Key challenges facing the health and education systems are: lack of administrative and financial autonomy, outdated services, low professional qualification standards, and incipient social protection programs.
These systemic problems ultimately result in low labor quality, which drags down labor productivity and inhibits future growth.
In short, weak health and education systems result in weak human capital. Cambodia’s labor force is growing rapidly, but the growth dividends of an expanding labor force will be lower without improvements in human capital.
Three key areas of transformation for Cambodia
The report highlighted three transformations can strengthen the recovery and help the country return to sustained economic growth.
First: A focus on firms and their workers is key to unleashing productivity. Policy reform in target areas can help the country meet its potential, including investing in human capital through health and education; supporting more efficient resource allocation through improved market institutions and PIM; easing the regulatory burden for firms thereby reducing informality and its negative impact; and improving the performance of key services inputs to strengthen domestic linkages.
Second: Diversification of exports can continue driving growth during the recovery from COVID-19. A cross-cutting and medium-term policy agenda to diversify Cambodia’s trade is structured on upgrading in manufacturing GVCs, creating value addition in agriculture, and increasing competitiveness to export modern services.

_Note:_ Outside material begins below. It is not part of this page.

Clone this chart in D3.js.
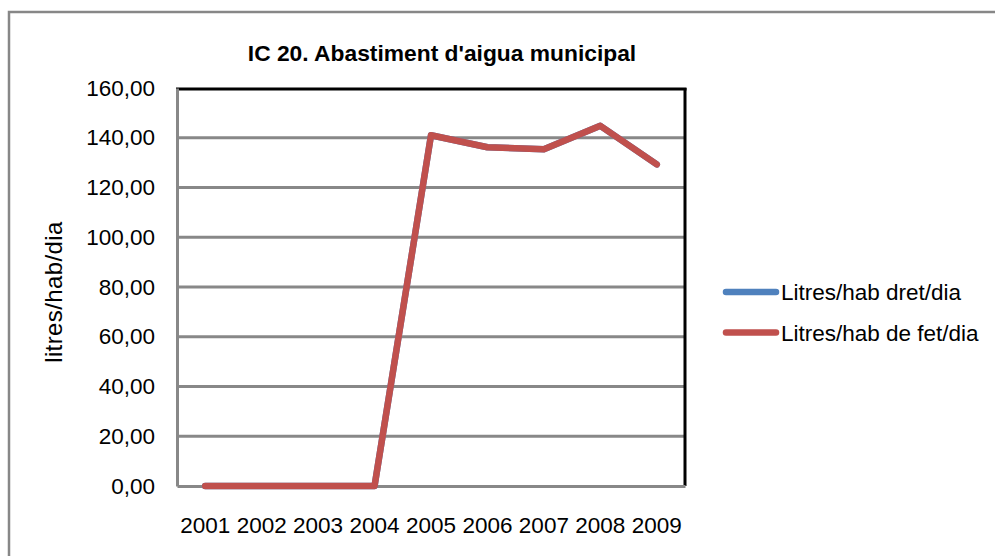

Third: Harnessing domestic investment can help finance the next phase of growth. Policy areas include promoting FDI into productive and export sectors; promoting higher domestic savings rates; improving financial inclusion through greater access to savings institutions; supporting digital access through digital technologies; lowering the costs of savings accounts; and supporting financial sector stability and development more broadly.
Cambodia Investment Review has previously reported on the ‘game-changing’ i4.0 SME Cluster site development located in Kandal province with the project aiming to facilitate Cambodia to leapfrog into modern and responsible manufacturing practices.
World Bank Country Manager for Cambodia Maryam Salim
World Bank Country Manager for Cambodia Maryam Salim said in a press release: “Getting back to a sustainable growth path will require an ambitious reform agenda that focuses on improving the capabilities of Cambodia’s firms, workers, and households; strengthening regulations to address market distortions and improve the enabling environment for business; and investing in infrastructure that supports higher-quality growth.”
“A number of short- and medium-term policy actions can support an economic recovery strategy that will allow Cambodia to build back better after the COVID-19 crisis, she added.
Prior to the pandemic, Cambodia was a world leader in economic growth and poverty reduction. It sustained an average growth rate of 7.7 percent between 1995 and 2019, raising its per capita income from $323 in 1995 to $1,621 in 2019, and graduated to a lower-middle-income economy in 2015. The poverty rate fell from 47.8 percent in 2007 to 13.5 percent in 2014.
World Bank Cambodia operates day-to-day business with the government and development partners, including a $1.1 billion portfolio of projects implemented by government agencies with funding and technical support.
The World Bank’s Country Partnership Framework for Cambodia for 2019-2023 focuses on mainly improving the efficiency of the public sector and promoting private sector development.